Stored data
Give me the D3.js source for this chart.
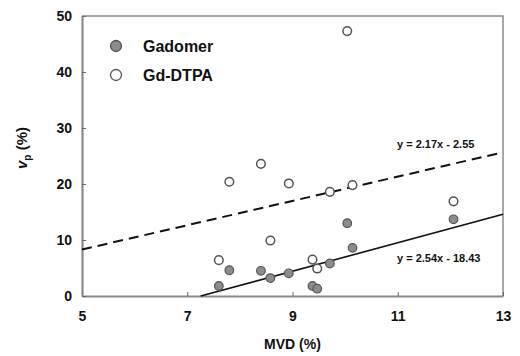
<!DOCTYPE html>
<html>
<head>
<meta charset="utf-8">
<script src="https://cdn.jsdelivr.net/npm/d3@7"></script>
<style>
  body { margin: 0; background: #fff; }
  text { font-family: "Liberation Sans", Arial, sans-serif; font-weight: bold; }
</style>
</head>
<body>
<svg id="chart" width="520" height="356"></svg>
<script>
// MVD (%) values, shared by both agents
var mvd = [7.6, 7.8, 8.4, 8.58, 8.93, 9.38, 9.47, 9.71, 10.04, 10.14, 12.06];
// vp (%) values
var gadomerVp = [1.8, 4.6, 4.5, 3.2, 4.05, 1.8, 1.3, 5.8, 13.0, 8.6, 13.7];
var gdDtpaVp = [6.4, 20.4, 23.6, 9.9, 20.1, 6.5, 4.9, 18.6, 47.3, 19.8, 16.9];

var xTicks = [5, 7, 9, 11, 13];
var yTicks = [0, 10, 20, 30, 40, 50];

// regression lines: slope, intercept
var gadomerFit = [2.54, -18.43];
var gdDtpaFit = [2.17, -2.55];

var svg = d3.select('#chart');
var plot = { left: 82, right: 503, top: 16, bottom: 296 };

var x = d3.scaleLinear().domain([5, 13]).range([plot.left, plot.right]);
var y = d3.scaleLinear().domain([0, 50]).range([plot.bottom, plot.top]);

//frame (top + right)
svg.append('path')
  .attr('d', 'M' + plot.left + ',' + plot.top + 'H' + plot.right + 'V' + plot.bottom)
  .attr('fill', 'none')
  .attr('stroke', '#8a8a8a')
  .attr('stroke-width', 1.5);

var xAxis = svg.append('g')
  .attr('transform', 'translate(0,' + plot.bottom + ')')
  .call(d3.axisBottom(x).tickValues(xTicks).tickSizeInner(-4).tickSizeOuter(0).tickPadding(15));
var yAxis = svg.append('g')
  .attr('transform', 'translate(' + plot.left + ',0)')
  .call(d3.axisLeft(y).tickValues(yTicks).tickSizeInner(-4).tickSizeOuter(0).tickPadding(10));

[xAxis, yAxis].forEach(function (ax) {
  ax.select('.domain').attr('stroke', '#8a8a8a').attr('stroke-width', 2.2);
  ax.selectAll('.tick line').attr('stroke', '#666').attr('stroke-width', 1);
  ax.selectAll('.tick text')
    .attr('font-size', 14)
    .attr('fill', '#111')
    .style('font-family', '"Liberation Sans", Arial, sans-serif')
    .style('font-weight', 'bold');
});

//axis titles
svg.append('text')
  .attr('x', x(9)).attr('y', 349)
  .attr('text-anchor', 'middle')
  .attr('font-size', 14)
  .attr('fill', '#111')
  .text('MVD (%)');

var yTitle = svg.append('text')
  .attr('transform', 'translate(27,148) rotate(-90)')
  .attr('text-anchor', 'middle')
  .attr('font-size', 15)
  .attr('fill', '#111');
yTitle.append('tspan').attr('font-style', 'italic').text('v');
yTitle.append('tspan').attr('font-size', 10).attr('dy', 4).text('p');
yTitle.append('tspan').attr('dy', -4).text(' (%)');

//regression lines
function fitLine(fit, x0, x1) {
  return [[x0, fit[0] * x0 + fit[1]], [x1, fit[0] * x1 + fit[1]]];
}
var line = d3.line().x(function (d) { return x(d[0]); }).y(function (d) { return y(d[1]); });

svg.append('path')
  .attr('d', line(fitLine(gdDtpaFit, 5, 13)))
  .attr('fill', 'none')
  .attr('stroke', '#111')
  .attr('stroke-width', 2)
  .attr('stroke-dasharray', '10,6');

svg.append('path')
  .attr('d', line(fitLine(gadomerFit, -gadomerFit[1] / gadomerFit[0], 13)))
  .attr('fill', 'none')
  .attr('stroke', '#111')
  .attr('stroke-width', 1.6);

//points
svg.append('g').selectAll('circle')
  .data(mvd)
  .enter()
  .append('circle')
  .attr('cx', function (d) { return x(d); })
  .attr('cy', function (d, i) { return y(gdDtpaVp[i]); })
  .attr('r', 4.3)
  .attr('fill', '#fff')
  .attr('stroke', '#555')
  .attr('stroke-width', 1.5);

svg.append('g').selectAll('circle')
  .data(mvd)
  .enter()
  .append('circle')
  .attr('cx', function (d) { return x(d); })
  .attr('cy', function (d, i) { return y(gadomerVp[i]); })
  .attr('r', 4.3)
  .attr('fill', '#8c8c8c')
  .attr('stroke', '#555')
  .attr('stroke-width', 1.2);

//equations
svg.append('text')
  .attr('x', 397).attr('y', 148)
  .attr('font-size', 11)
  .attr('fill', '#111')
  .text('y = 2.17x - 2.55');
svg.append('text')
  .attr('x', 397).attr('y', 262)
  .attr('font-size', 11)
  .attr('fill', '#111')
  .text('y = 2.54x - 18.43');

//legend
var legendItems = [
  { label: 'Gadomer', fill: '#8c8c8c' },
  { label: 'Gd-DTPA', fill: '#fff' }
];
var legend = svg.append('g');
legendItems.forEach(function (item, i) {
  var ly = 46 + i * 29;
  legend.append('circle')
    .attr('cx', 116).attr('cy', ly).attr('r', 5.5)
    .attr('fill', item.fill)
    .attr('stroke', '#555')
    .attr('stroke-width', 1.3);
  legend.append('text')
    .attr('x', 143).attr('y', ly + 6)
    .attr('font-size', 16)
    .attr('fill', '#111')
    .text(item.label);
});
</script>
</body>
</html>
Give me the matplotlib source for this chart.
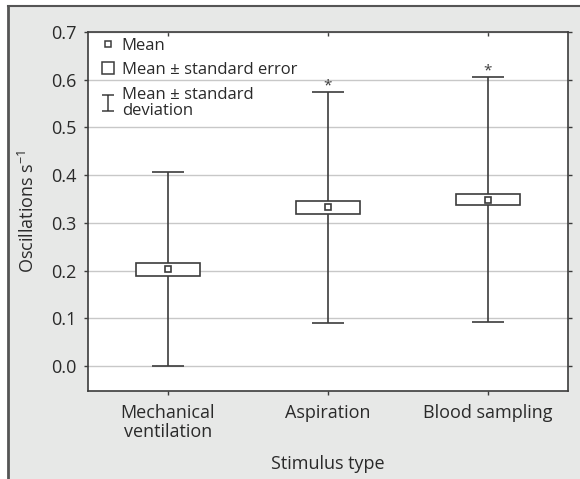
import numpy as np
import matplotlib
matplotlib.use("Agg")
import matplotlib.pyplot as plt
from matplotlib.lines import Line2D
from matplotlib.path import Path

plt.rcParams['font.family'] = ['Open Sans', 'DejaVu Sans']
plt.rcParams['mathtext.fontset'] = 'custom'
plt.rcParams['mathtext.rm'] = 'Open Sans'
plt.rcParams['mathtext.it'] = 'Open Sans'

categories = ["Mechanical\nventilation", "Aspiration", "Blood sampling"]
means = [0.203, 0.333, 0.349]
se_lo = [0.189, 0.319, 0.337]
se_hi = [0.217, 0.345, 0.360]
sd_lo = [0.000, 0.090, 0.092]
sd_hi = [0.407, 0.575, 0.606]
significant = [False, True, True]

DARK = '#3c3c3c'
TXT = '#2a2a2a'
GRID = '#c8c8c8'
BG = '#e7e8e7'

fig = plt.figure(figsize=(5.8, 4.79), dpi=100, facecolor='white')
# grey panel with top/left border
fx0, fy1 = 7.5 / 580, 1 - 5.5 / 479
fig.patches.append(plt.Rectangle((fx0, 0), 1 - fx0, fy1, transform=fig.transFigure,
                                 facecolor=BG, edgecolor='none', zorder=-10))
fig.add_artist(Line2D([fx0, 1], [fy1, fy1], transform=fig.transFigure, color='#555555', lw=1.5))
fig.add_artist(Line2D([fx0, fx0], [0, fy1], transform=fig.transFigure, color='#555555', lw=2))

ax = fig.add_axes([88 / 580, 1 - 391 / 479, 480 / 580, 359 / 479])
ax.set_facecolor('white')

x = np.arange(1, len(categories) + 1)
ax.set_xlim(0.5, 3.5)
ax.set_ylim(-0.052, 0.7)

# whiskers (mean +- sd)
ax.vlines(x, sd_lo, sd_hi, color=DARK, lw=1.2, zorder=2)
ax.hlines(sd_lo, x - 0.1, x + 0.1, color=DARK, lw=1.2, zorder=2)
ax.hlines(sd_hi, x - 0.1, x + 0.1, color=DARK, lw=1.2, zorder=2)
# boxes (mean +- se)
ax.bar(x, np.array(se_hi) - np.array(se_lo), bottom=se_lo, width=0.4,
       facecolor='white', edgecolor=DARK, lw=1.2, zorder=3)
# mean markers
ax.plot(x, means, 's', ms=4.5, mfc='white', mec=DARK, mew=1.2, zorder=4)

for xi, top, sig in zip(x, sd_hi, significant):
    if sig:
        ax.annotate('*', (xi, top), xytext=(0, -1), textcoords='offset points',
                    ha='center', va='bottom', fontsize=11, color=DARK)

yt = np.arange(0, 0.71, 0.1)
ax.set_yticks(yt)
ax.set_yticklabels(['%.1f' % v for v in yt])
ax.set_xticks(x)
ax.set_xticklabels(categories, linespacing=1.1)
ax.yaxis.grid(True, color=GRID, lw=1)
ax.set_axisbelow(True)
for s in ax.spines.values():
    s.set_color(DARK)
    s.set_linewidth(1.2)
ax.tick_params(axis='both', labelsize=13, colors=DARK, length=3, width=1, labelcolor=TXT)
ax.tick_params(axis='x', pad=6)
ax.tick_params(axis='y', pad=5)
ax.tick_params(which='both', top=True, right=True)
for t in ax.xaxis.get_major_ticks():
    t.tick2line.set_marker(3)  # inward on top
for t in ax.yaxis.get_major_ticks():
    t.tick2line.set_marker(1)  # inward on right
ax.set_ylabel('Oscillations s$^{\\mathregular{-1}}$', fontsize=13, color=TXT, labelpad=10)
ax.set_xlabel('Stimulus type', fontsize=13, color=TXT, labelpad=10)

ibeam = Path([(-0.4, -0.5), (0.4, -0.5), (0, -0.5), (0, 0.5), (-0.4, 0.5), (0.4, 0.5)],
             [Path.MOVETO, Path.LINETO, Path.MOVETO, Path.LINETO, Path.MOVETO, Path.LINETO])
handles = [
    Line2D([], [], ls='none', marker='s', ms=4.5, mfc='white', mec=DARK, mew=1.1),
    Line2D([], [], ls='none', marker='s', ms=9, mfc='white', mec=DARK, mew=1.1),
    Line2D([], [], ls='none', marker=ibeam, ms=11, mfc='none', mec=DARK, mew=1.1),
]
labels = ['Mean', 'Mean \u00b1 standard error', 'Mean \u00b1 standard\ndeviation']
leg = ax.legend(handles, labels, loc='upper left', frameon=False, fontsize=12,
                bbox_to_anchor=(7 / 480, 1 - 1 / 359), borderaxespad=0,
                handlelength=0.9, handletextpad=0.4,
                labelspacing=0.5, borderpad=0.3)
for t in leg.get_texts():
    t.set_color(TXT)
    t.set_linespacing(1.05)

fig.savefig('out.png', dpi=100, facecolor=fig.get_facecolor())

— The exercise —
Pictures do not belong in the copy. Repeat only the lines from the top of the records through the line containing "16, bottom: 296".

— Exercise answer —
Give me the D3.js source for this chart.
<!DOCTYPE html>
<html>
<head>
<meta charset="utf-8">
<script src="https://cdn.jsdelivr.net/npm/d3@7"></script>
<style>
  body { margin: 0; background: #fff; }
  text { font-family: "Liberation Sans", Arial, sans-serif; font-weight: bold; }
</style>
</head>
<body>
<svg id="chart" width="520" height="356"></svg>
<script>
// MVD (%) values, shared by both agents
var mvd = [7.6, 7.8, 8.4, 8.58, 8.93, 9.38, 9.47, 9.71, 10.04, 10.14, 12.06];
// vp (%) values
var gadomerVp = [1.8, 4.6, 4.5, 3.2, 4.05, 1.8, 1.3, 5.8, 13.0, 8.6, 13.7];
var gdDtpaVp = [6.4, 20.4, 23.6, 9.9, 20.1, 6.5, 4.9, 18.6, 47.3, 19.8, 16.9];

var xTicks = [5, 7, 9, 11, 13];
var yTicks = [0, 10, 20, 30, 40, 50];

// regression lines: slope, intercept
var gadomerFit = [2.54, -18.43];
var gdDtpaFit = [2.17, -2.55];

var svg = d3.select('#chart');
var plot = { left: 82, right: 503, top: 16, bottom: 296 };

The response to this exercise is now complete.